▶ [STORED DATA]

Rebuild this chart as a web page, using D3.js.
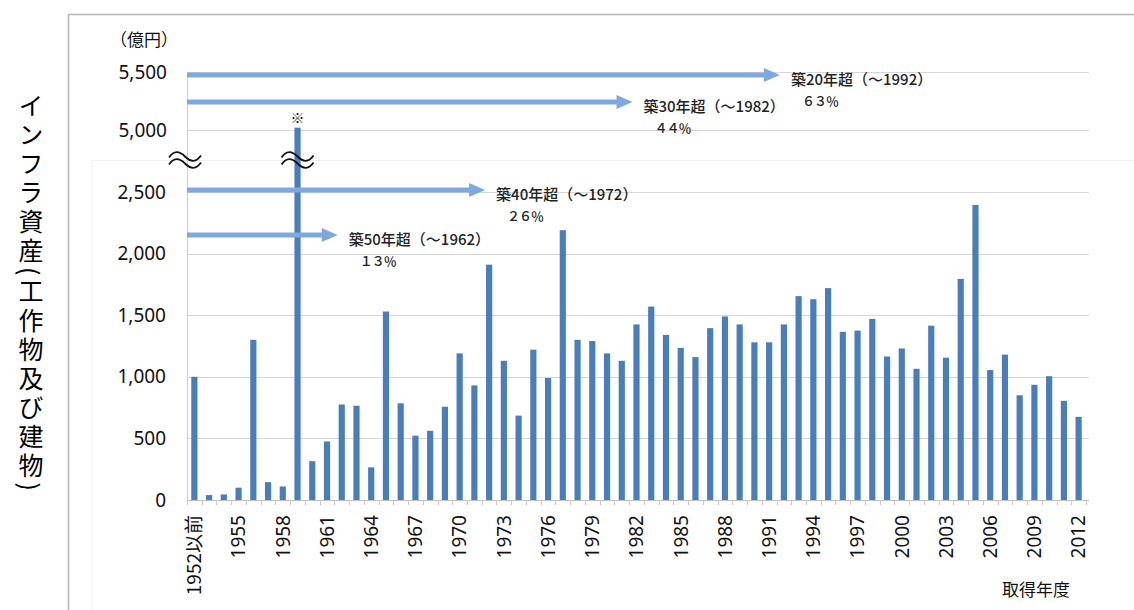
<!DOCTYPE html>
<html>
<head>
<meta charset="utf-8">
<script src="https://cdn.jsdelivr.net/npm/d3@7"></script>
<style>
  body { margin: 0; background: #fff; }
  svg { display: block; }
  text { font-family: "Noto Sans", "Noto Sans CJK JP", sans-serif; fill: #111; }
  .jp { font-family: "Noto Sans CJK JP", sans-serif; }
</style>
</head>
<body>
<div id="chart"></div>
<script>
// acquisition years (categories)
const categories = ["1952以前","1953","1954","1955","1956","1957","1958","1959","1960","1961",
  "1962","1963","1964","1965","1966","1967","1968","1969","1970","1971",
  "1972","1973","1974","1975","1976","1977","1978","1979","1980","1981",
  "1982","1983","1984","1985","1986","1987","1988","1989","1990","1991",
  "1992","1993","1994","1995","1996","1997","1998","1999","2000","2001",
  "2002","2003","2004","2005","2006","2007","2008","2009","2010","2011","2012"];

// infrastructure assets (億円) per year
const values = [1000,40,45,100,1300,145,110,5020,315,475,
  775,765,265,1530,785,522,562,757,1190,930,
  1910,1130,685,1220,990,2190,1300,1290,1190,1130,
  1425,1570,1340,1235,1160,1395,1490,1425,1280,1280,
  1425,1655,1630,1720,1365,1375,1470,1165,1230,1065,
  1415,1155,1795,2395,1055,1180,850,935,1005,805,675];

const xTickLabels = ["1952以前","1955","1958","1961","1964","1967","1970","1973","1976","1979",
  "1982","1985","1988","1991","1994","1997","2000","2003","2006","2009","2012"];
const yTicksLow = [0, 500, 1000, 1500, 2000, 2500];
const yTicksHigh = [5000, 5500];

// age bands: label, last year, share
const ageLabels = ["築20年超（～1992）","築30年超（～1982）","築40年超（～1972）","築50年超（～1962）"];
const ageEndYears = ["1992","1982","1972","1962"];
const ageShares = ["６３％","４４％","２６％","１３％"];
const ageLevels = [5475, 5240, 2515, 2150];   // value level of each arrow

const W = 1134, H = 610;
const svg = d3.select("#chart").append("svg")
  .attr("width", W).attr("height", H);

// outer frame (top + left only, like the clipped picture)
svg.append("line").attr("x1", 68).attr("x2", W).attr("y1", 14.5).attr("y2", 14.5)
  .attr("stroke", "#b5b5b5").attr("stroke-width", 1.5);
svg.append("line").attr("x1", 68.5).attr("x2", 68.5).attr("y1", 14).attr("y2", H)
  .attr("stroke", "#b5b5b5").attr("stroke-width", 1.5);
// faint inner box edge
svg.append("path").attr("d", "M92,610V160.5H1134")
  .attr("fill", "none").attr("stroke", "#efefef");

const x = d3.scaleBand().domain(categories).range([187, 1086])
  .paddingInner(0.58).paddingOuter(0.29);
const yLow = d3.scaleLinear().domain([0, 2500]).range([500, 192]);
const yHigh = d3.scaleLinear().domain([5000, 5500]).range([130, 72]);
const yv = v => v > 4000 ? yHigh(v) : yLow(v);
const step = x.step();
const xc = d => x(d) + x.bandwidth() / 2;

// gridlines
const grid = svg.append("g");
yTicksLow.concat(yTicksHigh).forEach(t => {
  grid.append("line").attr("x1", 187).attr("x2", 1089)
    .attr("y1", Math.round(yv(t)) + 0.5).attr("y2", Math.round(yv(t)) + 0.5)
    .attr("stroke", t === 0 ? "#bfbfbf" : "#d6d6d6").attr("stroke-width", 1.2);
});
// y axis line
svg.append("line").attr("x1", 187.5).attr("x2", 187.5).attr("y1", yHigh(5500)).attr("y2", 500)
  .attr("stroke", "#cfcfcf").attr("stroke-width", 1.2);

// y tick labels
const yl = svg.append("g");
yTicksLow.forEach(t => {
  yl.append("text").attr("x", 166).attr("y", yLow(t)).attr("dy", "0.35em")
    .attr("text-anchor", "end").style("font-size", "19px").text(d3.format(",")(t));
});
yTicksHigh.forEach(t => {
  yl.append("text").attr("x", 167).attr("y", yHigh(t)).attr("dy", "0.35em")
    .attr("text-anchor", "end").style("font-size", "19px").text(d3.format(",")(t));
});

// x ticks at band boundaries
const xt = svg.append("g");
categories.forEach(c => {
  const bx = Math.round(x(c) - step * 0.29) + 0.5;
  xt.append("line").attr("x1", bx).attr("x2", bx).attr("y1", 500).attr("y2", 505)
    .attr("stroke", "#c8c8c8");
});
const lastX = Math.round(x(categories[categories.length - 1]) + x.bandwidth() + step * 0.29) + 0.5;
xt.append("line").attr("x1", lastX).attr("x2", lastX).attr("y1", 500).attr("y2", 505)
  .attr("stroke", "#c8c8c8");

// bars
svg.append("g").selectAll("rect")
  .data(categories.map((c, i) => ({c: c, v: values[i]})))
  .enter().append("rect")
    .attr("x", d => x(d.c))
    .attr("width", x.bandwidth())
    .attr("y", d => yv(d.v))
    .attr("height", d => 500 - yv(d.v))
    .attr("fill", "#4a7ebb");

// x tick labels (rotated)
xTickLabels.forEach(l => {
  svg.append("text")
    .attr("transform", `translate(${xc(l)},515) rotate(-90)`)
    .attr("dy", "0.36em").attr("text-anchor", "end")
    .attr("class", l.length > 4 ? "jp" : null)
    .style("font-size", "19px").text(l);
});

// age arrows
const arrowCol = "#7ea9de";
ageLabels.forEach((lab, i) => {
  const yy = Math.round(yv(ageLevels[i]));
  const tip = xc(ageEndYears[i]) - 4;
  svg.append("line").attr("x1", 187).attr("x2", tip - 14).attr("y1", yy).attr("y2", yy)
    .attr("stroke", arrowCol).attr("stroke-width", 5);
  svg.append("path")
    .attr("d", `M${tip - 16},${yy - 7}L${tip},${yy}L${tip - 16},${yy + 7}Z`)
    .attr("fill", arrowCol);
  svg.append("text").attr("class", "jp").attr("x", tip + 11).attr("y", yy + 10)
    .style("font-size", "15px").style("font-weight", "500").style("fill", "#222").text(lab);
  svg.append("text").attr("class", "jp").attr("x", tip + 22).attr("y", yy + 31)
    .style("font-size", "13px").style("font-weight", "500").style("fill", "#222")
    .style("letter-spacing", "-1px").text(ageShares[i]);
});

// break marks and note
const breakY = 160;
[185, xc("1959")].forEach(bx => {
  [-3.5, 3.5].forEach(off => {
    svg.append("path")
      .attr("d", `M${bx - 16},${breakY + off + 1}c5,-7 10,-7 16,-1s11,6 16,-1`)
      .attr("fill", "none").attr("stroke", "#111").attr("stroke-width", 1.8);
  });
});
svg.append("text").attr("class", "jp").attr("x", xc("1959")).attr("y", 123)
  .attr("text-anchor", "middle").style("font-size", "14px").text("※");

// unit, axis titles
svg.append("text").attr("class", "jp").attr("x", 110).attr("y", 46)
  .style("font-size", "17px").text("（億円）");
svg.append("text").attr("class", "jp").attr("x", 1070).attr("y", 596)
  .attr("text-anchor", "end").style("font-size", "17px").text("取得年度");
svg.append("text").attr("class", "jp")
  .attr("x", 31).attr("y", 93)
  .style("writing-mode", "vertical-rl")
  .style("font-size", "25px").style("letter-spacing", "4px").style("fill", "#000")
  .text("インフラ資産(工作物及び建物)");
</script>
</body>
</html>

▶ [SHORT TASK]
Quote everything in the listing above exactly; pictures are the only thing to omit.

▶ [TASK ANSWER]
Rebuild this chart as a web page, using D3.js.
<!DOCTYPE html>
<html>
<head>
<meta charset="utf-8">
<script src="https://cdn.jsdelivr.net/npm/d3@7"></script>
<style>
  body { margin: 0; background: #fff; }
  svg { display: block; }
  text { font-family: "Noto Sans", "Noto Sans CJK JP", sans-serif; fill: #111; }
  .jp { font-family: "Noto Sans CJK JP", sans-serif; }
</style>
</head>
<body>
<div id="chart"></div>
<script>
// acquisition years (categories)
const categories = ["1952以前","1953","1954","1955","1956","1957","1958","1959","1960","1961",
  "1962","1963","1964","1965","1966","1967","1968","1969","1970","1971",
  "1972","1973","1974","1975","1976","1977","1978","1979","1980","1981",
  "1982","1983","1984","1985","1986","1987","1988","1989","1990","1991",
  "1992","1993","1994","1995","1996","1997","1998","1999","2000","2001",
  "2002","2003","2004","2005","2006","2007","2008","2009","2010","2011","2012"];

// infrastructure assets (億円) per year
const values = [1000,40,45,100,1300,145,110,5020,315,475,
  775,765,265,1530,785,522,562,757,1190,930,
  1910,1130,685,1220,990,2190,1300,1290,1190,1130,
  1425,1570,1340,1235,1160,1395,1490,1425,1280,1280,
  1425,1655,1630,1720,1365,1375,1470,1165,1230,1065,
  1415,1155,1795,2395,1055,1180,850,935,1005,805,675];

const xTickLabels = ["1952以前","1955","1958","1961","1964","1967","1970","1973","1976","1979",
  "1982","1985","1988","1991","1994","1997","2000","2003","2006","2009","2012"];
const yTicksLow = [0, 500, 1000, 1500, 2000, 2500];
const yTicksHigh = [5000, 5500];

// age bands: label, last year, share
const ageLabels = ["築20年超（～1992）","築30年超（～1982）","築40年超（～1972）","築50年超（～1962）"];
const ageEndYears = ["1992","1982","1972","1962"];
const ageShares = ["６３％","４４％","２６％","１３％"];
const ageLevels = [5475, 5240, 2515, 2150];   // value level of each arrow

const W = 1134, H = 610;
const svg = d3.select("#chart").append("svg")
  .attr("width", W).attr("height", H);

// outer frame (top + left only, like the clipped picture)
svg.append("line").attr("x1", 68).attr("x2", W).attr("y1", 14.5).attr("y2", 14.5)
  .attr("stroke", "#b5b5b5").attr("stroke-width", 1.5);
svg.append("line").attr("x1", 68.5).attr("x2", 68.5).attr("y1", 14).attr("y2", H)
  .attr("stroke", "#b5b5b5").attr("stroke-width", 1.5);
// faint inner box edge
svg.append("path").attr("d", "M92,610V160.5H1134")
  .attr("fill", "none").attr("stroke", "#efefef");

const x = d3.scaleBand().domain(categories).range([187, 1086])
  .paddingInner(0.58).paddingOuter(0.29);
const yLow = d3.scaleLinear().domain([0, 2500]).range([500, 192]);
const yHigh = d3.scaleLinear().domain([5000, 5500]).range([130, 72]);
const yv = v => v > 4000 ? yHigh(v) : yLow(v);
const step = x.step();
const xc = d => x(d) + x.bandwidth() / 2;

// gridlines
const grid = svg.append("g");
yTicksLow.concat(yTicksHigh).forEach(t => {
  grid.append("line").attr("x1", 187).attr("x2", 1089)
    .attr("y1", Math.round(yv(t)) + 0.5).attr("y2", Math.round(yv(t)) + 0.5)
    .attr("stroke", t === 0 ? "#bfbfbf" : "#d6d6d6").attr("stroke-width", 1.2);
});
// y axis line
svg.append("line").attr("x1", 187.5).attr("x2", 187.5).attr("y1", yHigh(5500)).attr("y2", 500)
  .attr("stroke", "#cfcfcf").attr("stroke-width", 1.2);

// y tick labels
const yl = svg.append("g");
yTicksLow.forEach(t => {
  yl.append("text").attr("x", 166).attr("y", yLow(t)).attr("dy", "0.35em")
    .attr("text-anchor", "end").style("font-size", "19px").text(d3.format(",")(t));
});
yTicksHigh.forEach(t => {
  yl.append("text").attr("x", 167).attr("y", yHigh(t)).attr("dy", "0.35em")
    .attr("text-anchor", "end").style("font-size", "19px").text(d3.format(",")(t));
});

// x ticks at band boundaries
const xt = svg.append("g");
categories.forEach(c => {
  const bx = Math.round(x(c) - step * 0.29) + 0.5;
  xt.append("line").attr("x1", bx).attr("x2", bx).attr("y1", 500).attr("y2", 505)
    .attr("stroke", "#c8c8c8");
});
const lastX = Math.round(x(categories[categories.length - 1]) + x.bandwidth() + step * 0.29) + 0.5;
xt.append("line").attr("x1", lastX).attr("x2", lastX).attr("y1", 500).attr("y2", 505)
  .attr("stroke", "#c8c8c8");

// bars
svg.append("g").selectAll("rect")
  .data(categories.map((c, i) => ({c: c, v: values[i]})))
  .enter().append("rect")
    .attr("x", d => x(d.c))
    .attr("width", x.bandwidth())
    .attr("y", d => yv(d.v))
    .attr("height", d => 500 - yv(d.v))
    .attr("fill", "#4a7ebb");

// x tick labels (rotated)
xTickLabels.forEach(l => {
  svg.append("text")
    .attr("transform", `translate(${xc(l)},515) rotate(-90)`)
    .attr("dy", "0.36em").attr("text-anchor", "end")
    .attr("class", l.length > 4 ? "jp" : null)
    .style("font-size", "19px").text(l);
});

// age arrows
const arrowCol = "#7ea9de";
ageLabels.forEach((lab, i) => {
  const yy = Math.round(yv(ageLevels[i]));
  const tip = xc(ageEndYears[i]) - 4;
  svg.append("line").attr("x1", 187).attr("x2", tip - 14).attr("y1", yy).attr("y2", yy)
    .attr("stroke", arrowCol).attr("stroke-width", 5);
  svg.append("path")
    .attr("d", `M${tip - 16},${yy - 7}L${tip},${yy}L${tip - 16},${yy + 7}Z`)
    .attr("fill", arrowCol);
  svg.append("text").attr("class", "jp").attr("x", tip + 11).attr("y", yy + 10)
    .style("font-size", "15px").style("font-weight", "500").style("fill", "#222").text(lab);
  svg.append("text").attr("class", "jp").attr("x", tip + 22).attr("y", yy + 31)
    .style("font-size", "13px").style("font-weight", "500").style("fill", "#222")
    .style("letter-spacing", "-1px").text(ageShares[i]);
});

// break marks and note
const breakY = 160;
[185, xc("1959")].forEach(bx => {
  [-3.5, 3.5].forEach(off => {
    svg.append("path")
      .attr("d", `M${bx - 16},${breakY + off + 1}c5,-7 10,-7 16,-1s11,6 16,-1`)
      .attr("fill", "none").attr("stroke", "#111").attr("stroke-width", 1.8);
  });
});
svg.append("text").attr("class", "jp").attr("x", xc("1959")).attr("y", 123)
  .attr("text-anchor", "middle").style("font-size", "14px").text("※");

// unit, axis titles
svg.append("text").attr("class", "jp").attr("x", 110).attr("y", 46)
  .style("font-size", "17px").text("（億円）");
svg.append("text").attr("class", "jp").attr("x", 1070).attr("y", 596)
  .attr("text-anchor", "end").style("font-size", "17px").text("取得年度");
svg.append("text").attr("class", "jp")
  .attr("x", 31).attr("y", 93)
  .style("writing-mode", "vertical-rl")
  .style("font-size", "25px").style("letter-spacing", "4px").style("fill", "#000")
  .text("インフラ資産(工作物及び建物)");
</script>
</body>
</html>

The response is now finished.